🤖 AI Summary
Stereotypes constitute a critical precursor to bias escalation and hate speech outbreaks, yet their detection in NLP has long suffered from a lack of systematic, interdisciplinary investigation. This study conducts a comprehensive review of over 6,000 cross-disciplinary publications (2000–2025), synthesizing psychological, sociological, and philosophical definitions of stereotype for the first time. Leveraging Semantic Scholar’s semi-automated retrieval, we combine conceptual analysis with longitudinal trend modeling to identify methodological bottlenecks and chart future research directions.
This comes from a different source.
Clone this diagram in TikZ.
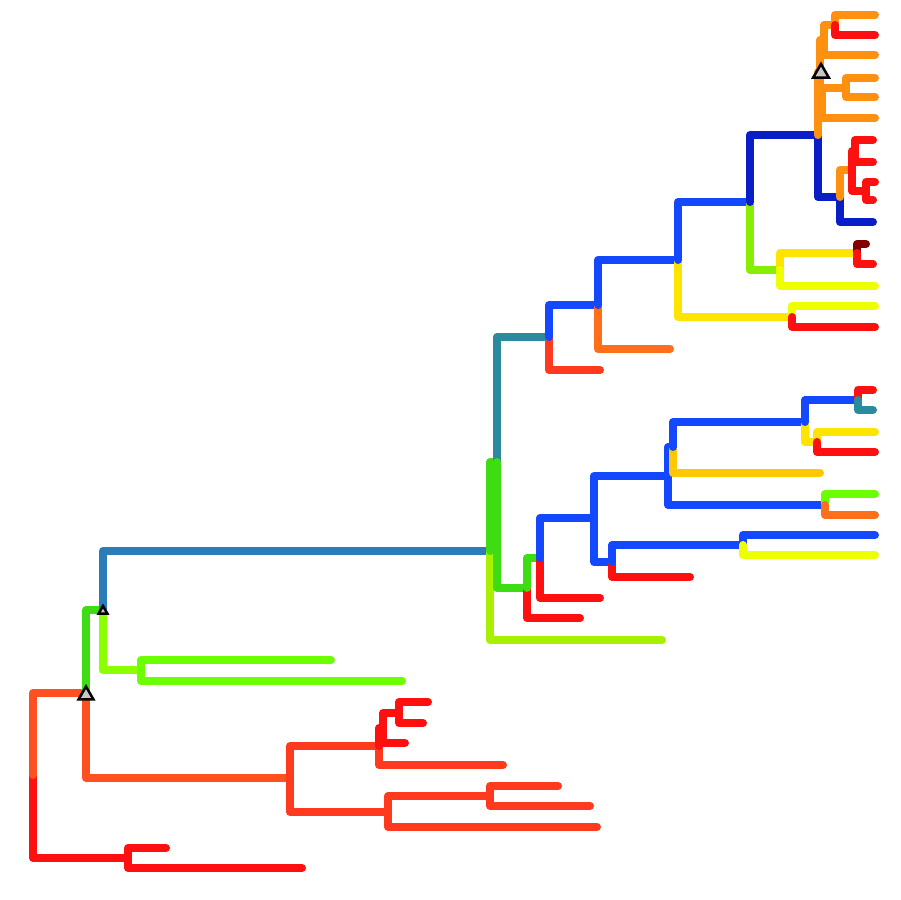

Our work establishes stereotype detection as a theoretically grounded “early-warning sentinel” in bias mitigation frameworks and provides a rigorous, multilingual, intersectional methodology—alongside an interdisciplinary conceptual architecture—to advance its deployment as an early societal risk monitoring tool.
📝 Abstract
Stereotypes influence social perceptions and can escalate into discrimination and violence. While NLP research has extensively addressed gender bias and hate speech, stereotype detection remains an emerging field with significant societal implications. In this work is presented a survey of existing research, analyzing definitions from psychology, sociology, and philosophy. A semi-automatic literature review was performed by using Semantic Scholar. We retrieved and filtered over 6,000 papers (in the year range 2000-2025), identifying key trends, methodologies, challenges and future directions. The findings emphasize stereotype detection as a potential early-monitoring tool to prevent bias escalation and the rise of hate speech. Conclusions highlight the need for a broader, multilingual, and intersectional approach in NLP studies.